I wrote once that “a sign of a live heart, filled with Iman, is that obeying Allah conjures an emotional response—but that emotional response is not the goal, rather pious actions.” I knew what I meant when I wrote it. This Ramadan, I had to reckon with whether I actually believed it. Feelings are not what I am supposed to be worshipping. Allah is. And the distance between knowing that and living it turns out to be longer than I thought.
I’m sure there will be mornings after this Ramadan when Fajr (the dawn prayer) feels impossible. When the Quran sits on the shelf and I know it and feel the weight of knowing it. When the person I was on the twenty-fifth night feels like someone else entirely. And I will have to get up anyway. Not heroically. Just faithfully. The Prophet ﷺ prayed until his feet swelled. When Aisha (may Allah be pleased with her) asked why, given that Allah had already forgiven all his sins, he said: “Should I not be a grateful servant?”3 That was not a feeling he was waiting for.
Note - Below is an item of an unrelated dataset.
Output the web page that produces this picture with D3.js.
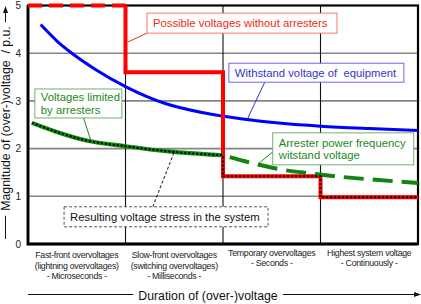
<!DOCTYPE html>
<html>
<head>
<meta charset="utf-8">
<script src="https://cdn.jsdelivr.net/npm/d3@7"></script>
<style>
  body { margin: 0; background: #fff; }
  text { font-family: "Liberation Sans", Arial, sans-serif; white-space: pre; }
</style>
</head>
<body>
<script>
// ---- data (x in column units 0..4, y in p.u.) ----
var categories = [
  ["Fast-front overvoltages", "(lightning overvoltages)", "- Microseconds -"],
  ["Slow-front overvoltages", "(switching overvoltages)", "- Milliseconds -"],
  ["Temporary overvoltages", "- Seconds -"],
  ["Highest system voltage", "- Continuously -"]
];
var yTicks = [0, 1, 2, 3, 4, 5];

var withoutArresters = [[0, 5], [1, 5], [1, 3.6], [2, 3.6], [2, 1.42], [3, 1.42], [3, 0.98], [4, 0.98]];
var withstandEquipment = [[0.13, 4.6], [0.3, 4.25], [0.45, 4.0], [0.7, 3.65], [1.0, 3.3], [1.4, 2.95],
  [1.8, 2.75], [2.2, 2.62], [2.6, 2.53], [3.0, 2.47], [3.5, 2.42], [4.0, 2.38]];
var limitedByArresters = [[0.04, 2.54], [0.28, 2.36], [0.6, 2.17], [1.0, 2.05], [1.5, 1.93], [2.0, 1.86]];
var arresterPowerFreq = [[2.0, 1.86], [2.35, 1.67], [2.6, 1.56], [2.9, 1.48], [3.2, 1.41], [3.6, 1.34], [4.0, 1.28]];
var resultingStress = limitedByArresters.concat([[2, 1.42], [3, 1.42], [3, 0.98], [4, 0.98]]);

var calloutTexts = [
  ["Possible voltages without arresters"],
  ["Withstand voltage of  equipment"],
  ["Voltages limited", "by arresters"],
  ["Arrester power frequency", "witstand voltage"],
  ["Resulting voltage stress in the system"]
];

// ---- layout ----
var W = 421, H = 304;
var x = d3.scaleLinear().domain([0, 4]).range([28, 418]);
var y = d3.scaleLinear().domain([0, 5]).range([244, 5.5]);
var xBand = d3.scaleBand().domain(d3.range(categories.length)).range([28, 418]);

var svg = d3.select("body").append("svg")
  .attr("width", W)
  .attr("height", H);

// gridlines
svg.append("g").selectAll("line")
  .data([1, 2, 3, 4])
  .enter().append("line")
  .attr("x1", x(0)).attr("x2", x(4))
  .attr("y1", function(d) { return y(d); })
  .attr("y2", function(d) { return y(d); })
  .attr("stroke", "#858585").attr("stroke-width", 1.6);

svg.append("g").selectAll("line")
  .data([1, 2, 3])
  .enter().append("line")
  .attr("y1", y(0)).attr("y2", y(5))
  .attr("x1", function(d) { return x(d); })
  .attr("x2", function(d) { return x(d); })
  .attr("stroke", "#111").attr("stroke-width", 1.1);

// frame
svg.append("rect")
  .attr("x", x(0)).attr("y", y(5))
  .attr("width", x(4) - x(0)).attr("height", y(0) - y(5))
  .attr("fill", "none").attr("stroke", "#000").attr("stroke-width", 2.2);
svg.append("path")
  .attr("d", "M" + x(0) + "," + y(5) + "V" + y(0) + "H" + x(4))
  .attr("fill", "none").attr("stroke", "#000").attr("stroke-width", 2.8);

// y axis tick labels
var yAxis = svg.append("g")
  .attr("transform", "translate(" + x(0) + ",0)")
  .call(d3.axisLeft(y).tickValues(yTicks).tickSize(0).tickPadding(7).tickFormat(d3.format("d")));
yAxis.select(".domain").remove();
yAxis.selectAll("text")
  .style("font-family", "'Liberation Sans', Arial, sans-serif")
  .style("font-size", "10px")
  .attr("fill", "#222");

var line = d3.line().x(function(d) { return x(d[0]); }).y(function(d) { return y(d[1]); });
var curve = d3.line().curve(d3.curveMonotoneX).x(function(d) { return x(d[0]); }).y(function(d) { return y(d[1]); });

// withstand voltage of equipment
svg.append("path")
  .attr("d", curve(withstandEquipment))
  .attr("fill", "none").attr("stroke", "#0000ff").attr("stroke-width", 3);

// possible voltages without arresters
svg.append("path")
  .attr("d", line(withoutArresters.slice(0, 2)))
  .attr("fill", "none").attr("stroke", "#ff0000").attr("stroke-width", 4)
  .attr("stroke-dasharray", "14,7");
svg.append("path")
  .attr("d", line(withoutArresters.slice(1)))
  .attr("fill", "none").attr("stroke", "#ff0000").attr("stroke-width", 4)
  .attr("stroke-linejoin", "miter");

// voltages limited by arresters
svg.append("path")
  .attr("d", curve(limitedByArresters))
  .attr("fill", "none").attr("stroke", "#0f8a0f").attr("stroke-width", 4.2);

// arrester power frequency withstand voltage
svg.append("path")
  .attr("d", curve(arresterPowerFreq))
  .attr("fill", "none").attr("stroke", "#118411").attr("stroke-width", 4)
  .attr("stroke-dasharray", "20,9").attr("stroke-dashoffset", -7);

// resulting voltage stress (black dotted)
svg.append("path")
  .attr("d", curve(limitedByArresters) + line(resultingStress.slice(limitedByArresters.length - 1)).replace("M", "L"))
  .attr("fill", "none").attr("stroke", "#000").attr("stroke-width", 2)
  .attr("stroke-dasharray", "2,2");

// ---- callouts ----
var calloutLayout = [
  {bx: 1.22, by: 4.84, w: 190, h: 20, from: [1.22, 4.42], to: [1.02, 4.23], text: "#f02a14", stroke: "#f27a7a", dash: null},
  {bx: 2.06, by: 3.79, w: 175, h: 19, from: [2.43, 3.40], to: [2.25, 2.62], text: "#3434c8", stroke: "#6a6ae0", dash: null},
  {bx: 0.07, by: 3.25, w: 87, h: 29, from: [0.57, 2.64], to: [0.64, 2.2], text: "#1c8a1c", stroke: "#72b072", dash: null},
  {bx: 2.51, by: 2.33, w: 141, h: 32, from: [2.51, 1.93], to: [2.36, 1.68], text: "#1c8a1c", stroke: "#72b072", dash: null},
  {bx: 0.37, by: 0.78, w: 204, h: 20, from: [1.28, 0.78], to: [1.5, 1.93], text: "#111", stroke: "#555", dash: "3,2"}
];

calloutLayout.forEach(function(c, i) {
  var g = svg.append("g");
  g.append("line")
    .attr("x1", x(c.from[0])).attr("y1", y(c.from[1]))
    .attr("x2", x(c.to[0])).attr("y2", y(c.to[1]))
    .attr("stroke", i === 4 ? "#111" : c.text).attr("stroke-width", 1)
    .attr("stroke-dasharray", c.dash);
  g.append("rect")
    .attr("x", x(c.bx)).attr("y", y(c.by))
    .attr("width", c.w).attr("height", c.h)
    .attr("fill", "#fff").attr("stroke", c.stroke).attr("stroke-width", 1)
    .attr("stroke-dasharray", c.dash);
  var lines = calloutTexts[i];
  g.selectAll("text")
    .data(lines)
    .enter().append("text")
    .attr("x", x(c.bx) + 6)
    .attr("y", function(d, j) { return y(c.by) + c.h / 2 + (j - (lines.length - 1) / 2) * 12.5; })
    .attr("dy", "0.36em")
    .attr("fill", c.text)
    .style("font-size", "11.3px")
    .text(function(d) { return d; });
});

// ---- x category labels ----
categories.forEach(function(lines, i) {
  svg.append("g").selectAll("text")
    .data(lines)
    .enter().append("text")
    .attr("x", xBand(i) + xBand.bandwidth() / 2)
    .attr("y", function(d, j) { return (i < 2 ? 258 : 255.5) + j * 10.5; })
    .attr("text-anchor", "middle")
    .attr("fill", "#222")
    .style("font-size", "8.8px")
    .style("letter-spacing", "-0.3px")
    .text(function(d) { return d; });
});

// ---- axis titles ----
var xt = svg.append("text")
  .attr("x", 208).attr("y", 299.5)
  .attr("text-anchor", "middle")
  .attr("fill", "#111")
  .style("font-size", "12.3px")
  .text("Duration of (over-)voltage");
var xb = xt.node().getBBox();
svg.append("line").attr("x1", 28).attr("x2", xb.x - 5).attr("y1", 294.5).attr("y2", 294.5)
  .attr("stroke", "#111").attr("stroke-width", 1);
svg.append("line").attr("x1", xb.x + xb.width + 5).attr("x2", 416).attr("y1", 294.5).attr("y2", 294.5)
  .attr("stroke", "#111").attr("stroke-width", 1);
svg.append("path").attr("d", "M421,294.5L414,292L414,297Z").attr("fill", "#111");

var yt = svg.append("text")
  .attr("transform", "translate(10,118.5) rotate(-90)")
  .attr("text-anchor", "middle")
  .attr("fill", "#111")
  .style("font-size", "12.3px")
  .text("Magnitude of (over-)voltage  / p.u.");
var yb = yt.node().getBBox();
svg.append("line").attr("x1", 5.5).attr("x2", 5.5).attr("y1", 118.5 - yb.width / 2 - 4).attr("y2", 12)
  .attr("stroke", "#111").attr("stroke-width", 1);
svg.append("path").attr("d", "M5.5,6L3,13L8,13Z").attr("fill", "#111");
svg.append("line").attr("x1", 5.5).attr("x2", 5.5).attr("y1", 118.5 + yb.width / 2 + 5).attr("y2", 239)
  .attr("stroke", "#111").attr("stroke-width", 1);
</script>
</body>
</html>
It was a posture he chose, again and again, regardless of what his body or his heart were carrying that day.
Tawakkul (complete reliance on Allah) is not the absence of action. It is the presence of trust inside the action. You tie the camel—you do the thing that is yours to do—and then you open your hands, because what happens next has never been in them. That is not passivity dressed up as faith. That is faith doing what faith actually does.
But I want to be honest about where I am standing right now, at the end of this month. I still owe myself a real accounting—a post-Ramadan debrief where I sit down and look clearly at what I protected and what I let slip, where I was faithful and where I was not. I have not done that yet. And before I even begin: I missed more than I accomplished. The ledger is not in my favor. More days fell short than I want to admit.
I cannot do that work tonight. Tonight I need to rest. I need to let my body find its way back to itself—to sleep without an alarm, to wake without obligation, to let the month settle before I try to assess it. And somewhere inside all of that—underneath the exhaustion and the honest shortfall—I need to be grateful. Quietly, specifically grateful. The gifts did not arrive despite the difficulty. They came through it.
There is a time for this. And a time for that.
I am learning to trust that both of them belong to Allah.
The muhasabah (self-accounting) will come. But, rest first.
Ultimately, with Allah is all success.
Ibn Hajar al-Asqalani (d. 852/1449), Al-Isabah fi Tamyiz al-Sahabah. Hanzalah ibn Rabi’ al-Usaydi is listed among the kuttab al-wahy (scribes of the revelation). He was known by the epithet al-Katib (the scribe) and served as a relief scribe, trusted to stand in for any member of the scribal circle when absent.